Their anger prompted them to stage a protest outside the venue where Archbishop Nicolaus Adi Seputra of Merauke, Bishop Leo Laba Ladjar of Jayapura, Bishop Aloysius Murwito of Agats-Asmat, Bishop John Philip Saklil of Timika, and Bishop Hilarion Datus Lega of Manokwari-Sorong were holding an annual meeting to discuss local church matters.

The meeting was held at the Maranatha Waena Convent in Jayapura, capital of Papua province.

"The bishops stay silent instead of speaking up more about injustices faced by indigenous people. They let our dignity be torn up by unfair developments in areas such as health, education and even politics," protest organizer, Christianus Dogopia said.

Local governments only focus on development programs in urban areas, where the majority are non-Papuans.
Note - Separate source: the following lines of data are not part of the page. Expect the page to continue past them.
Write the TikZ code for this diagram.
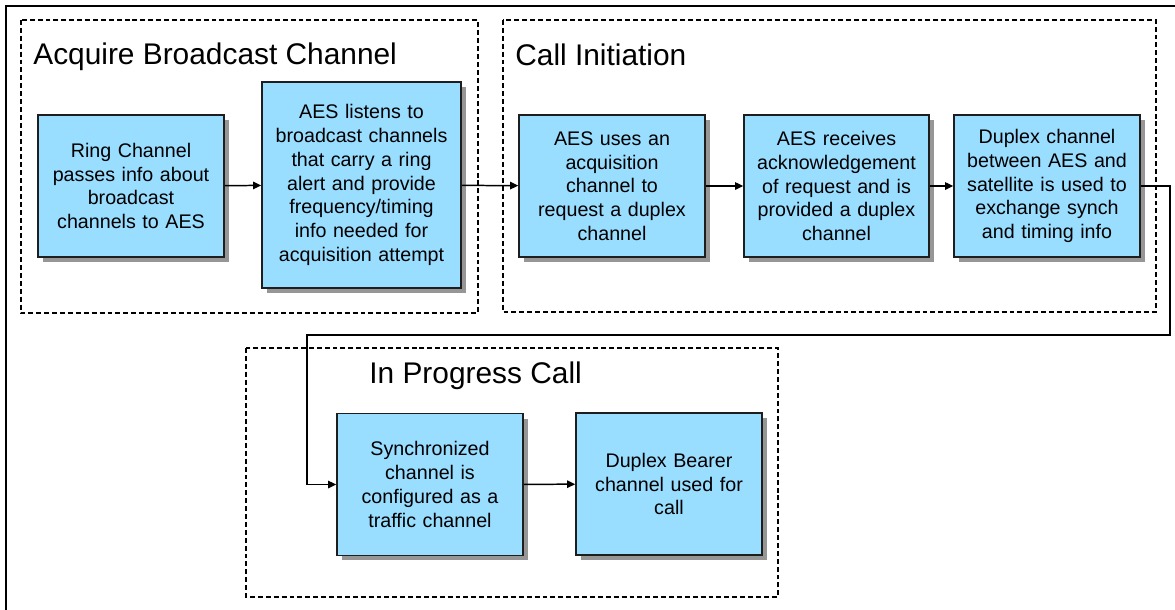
\documentclass[tikz,border=0pt]{standalone}
\usepackage{fontspec}
\setmainfont{Liberation Sans}
\usepackage{tikz}
\usetikzlibrary{arrows.meta, positioning, shadows}
\definecolor{boxblue}{RGB}{153,221,255}
\definecolor{boxedge}{RGB}{30,30,30}
\definecolor{shadowgray}{RGB}{150,150,150}
\tikzset{
  step box/.style={rectangle, draw=boxedge, fill=boxblue, line width=0.9pt,
    align=center, inner sep=0pt, minimum height=2.84cm,
    font=\fontsize{11.2}{13.5}\selectfont,
    drop shadow={shadow xshift=0.1cm, shadow yshift=-0.1cm,
      fill=shadowgray, opacity=1}},
  group/.style={draw=black, line width=0.6pt, dash pattern=on 2.8pt off 1.7pt},
  grouptitle/.style={anchor=base west, inner sep=0pt, font=\fontsize{17}{20}\selectfont},
  arrow/.style={-{Triangle[length=4.6pt, width=4.2pt]}, line width=0.85pt, color=black}
}
\begin{document}
\begin{tikzpicture}[x=0.02cm, y=-0.02cm]
  \useasboundingbox (0,0) rectangle (1175,609);

  % Outer frame
  \draw[line width=1.7pt] (6,6) rectangle (1200,630);

  % Phase groups
  \draw[group] (21,20) rectangle (478,313);
  \draw[group] (503,20) rectangle (1156,312);
  \draw[group] (246,348) rectangle (778,597);
  \node[grouptitle] (t1) at (33,64) {Acquire Broadcast Channel};
  \node[grouptitle] (t2) at (515,65) {Call Initiation};
  \node[grouptitle] (t3) at (369,383) {In Progress Call};

  % Steps
  \node[step box, text width=3.72cm] (ring) at (131,186)
    {Ring Channel\\passes info about\\broadcast\\channels to AES};
  \node[step box, text width=3.98cm, minimum height=4.12cm] (listen) at (361.5,185)
    {AES listens to\\broadcast channels\\that carry a ring\\alert and provide\\frequency/timing\\info needed for\\acquisition attempt};
  \node[step box, text width=3.72cm] (acq) at (612,186)
    {AES uses an\\acquisition\\channel to\\request a duplex\\channel};
  \node[step box, text width=3.70cm] (ack) at (836.5,186)
    {AES receives\\acknowledgement\\of request and is\\provided a duplex\\channel};
  \node[step box, text width=3.72cm] (sync) at (1047,186)
    {Duplex channel\\between AES and\\satellite is used to\\exchange synch\\and timing info};
  \node[step box, text width=3.72cm] (traffic) at (430,484.5)
    {Synchronized\\channel is\\configured as a\\traffic channel};
  \node[step box, text width=3.72cm] (bearer) at (669,484)
    {Duplex Bearer\\channel used for\\call};

  % Connectors
  \coordinate (loop) at (307,335);
  \draw[arrow] (ring) -- (listen);
  \draw[arrow] (listen) -- (acq);
  \draw[arrow] (acq) -- (ack);
  \draw[arrow] (ack) -- (sync);
  \draw[arrow] (sync.east) -- ++(29,0) |- (loop) |- (traffic.west);
  \draw[arrow] (traffic) -- (bearer);

\end{tikzpicture}
\end{document}
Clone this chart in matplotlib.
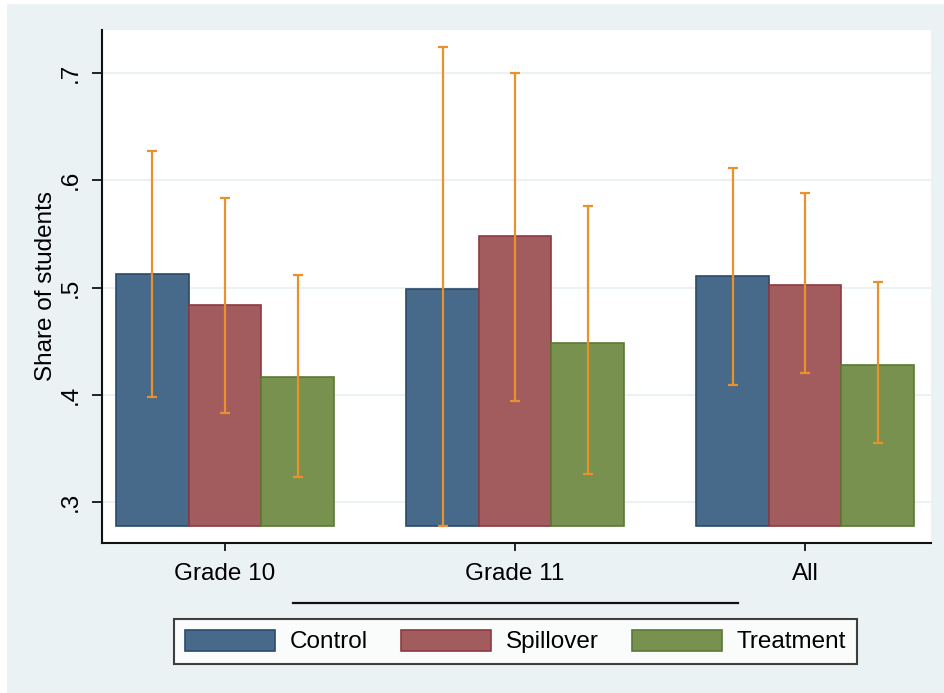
import numpy as np
import matplotlib.pyplot as plt
from matplotlib.lines import Line2D
from matplotlib.patches import Rectangle

plt.rcParams['font.family'] = ['Liberation Sans', 'DejaVu Sans']

groups = ['Grade 10', 'Grade 11', 'All']
series = ['Control', 'Spillover', 'Treatment']
means = {
    'Control':   [0.5124, 0.499, 0.5103],
    'Spillover': [0.4839, 0.5478, 0.5025],
    'Treatment': [0.4165, 0.4487, 0.4277],
}
ci_low = {
    'Control':   [0.3975, 0.2776, 0.409],
    'Spillover': [0.383, 0.3944, 0.420],
    'Treatment': [0.323, 0.326, 0.3547],
}
ci_high = {
    'Control':   [0.6277, 0.7245, 0.611],
    'Spillover': [0.583, 0.7003, 0.5879],
    'Treatment': [0.5118, 0.5758, 0.5047],
}
yticks = [0.3, 0.4, 0.5, 0.6, 0.7]
yticklabels = ['.3', '.4', '.5', '.6', '.7']
bar_base = 0.2776

fill = {'Control': '#476a8a', 'Spillover': '#a35c5e', 'Treatment': '#78914f'}
edge = {'Control': '#2b4a6b', 'Spillover': '#8c3a40', 'Treatment': '#5a7a35'}
bg = '#eaf2f3'
err_col = '#e8912d'
fs = 17.5

fig = plt.figure(figsize=(9.44, 6.93), dpi=100)
fig.patch.set_facecolor('white')
fig.patches.append(Rectangle((7/944, 0), 1, 1 - 4/693, transform=fig.transFigure,
                             facecolor=bg, edgecolor='none', zorder=-10))

ax = fig.add_axes([102/944, (693-543)/693, (931-102)/944, (543-30)/693])
ax.set_facecolor('white')

x = np.arange(len(groups))
w = 0.25
for i, s in enumerate(series):
    xs = x + (i - 1) * w
    m = np.array(means[s])
    ax.bar(xs, m - bar_base, bottom=bar_base, width=w, color=fill[s],
           edgecolor=edge[s], linewidth=1.2, label=s, zorder=2)
    lo = m - np.array(ci_low[s])
    hi = np.array(ci_high[s]) - m
    ax.errorbar(xs, m, yerr=[lo, hi], fmt='none', ecolor=err_col,
                elinewidth=1.6, capsize=3.3, capthick=1.6, zorder=3)

ax.set_xlim(-0.424, 2.434)
ax.set_ylim(0.2618, 0.7401)
ax.set_yticks(yticks)
ax.set_yticklabels(yticklabels)
ax.set_xticks(x)
ax.set_xticklabels(groups)
ax.grid(axis='y', color=bg, linewidth=1.5, zorder=0)
ax.set_axisbelow(True)

for sp in ['top', 'right']:
    ax.spines[sp].set_visible(False)
for sp in ['left', 'bottom']:
    ax.spines[sp].set_linewidth(1.5)
    ax.spines[sp].set_color('#111111')

ax.tick_params(axis='y', length=7.5, width=1.2, pad=7, labelsize=fs,
               labelrotation=90)
for t in ax.get_yticklabels():
    t.set_va('center')
ax.tick_params(axis='x', length=5.5, width=1.2, pad=9, labelsize=fs)

fig.text(46/944, 1 - 286/693, 'Share of students', rotation=90,
         ha='center', va='center', fontsize=fs)

fig.lines.append(Line2D([293/944, 738/944], [1 - 603/693, 1 - 603/693],
                        transform=fig.transFigure, color='#111111', linewidth=1.6))

leg = fig.legend(loc='center', bbox_to_anchor=(515.5/944, 1 - 641.5/693),
                 ncol=3, fontsize=fs, frameon=True, fancybox=False,
                 handlelength=3.7, handleheight=0.95, handletextpad=0.58,
                 columnspacing=1.4, borderpad=0.45)
leg.get_frame().set_edgecolor('#111111')
leg.get_frame().set_linewidth(1.5)

fig.savefig('out.png', dpi=100, facecolor=fig.get_facecolor())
He pointed to the availability of health care facilities in towns and cities as one example.

"Those living in remote areas cannot go to towns or cities as they do not have enough money even for public transport."

Soleman Itlay, a Papuan activist who deals with health issues, also joined the protest. He said many indigenous people in remote areas die because of a lack of health care facilities.

Responding to the rally, Bishop Murwito promised to meet the protesters’ demand.

"We will pay more serious attention to their demands," he said, adding that he and other bishops will work together with priests and parishes to deal with the issues.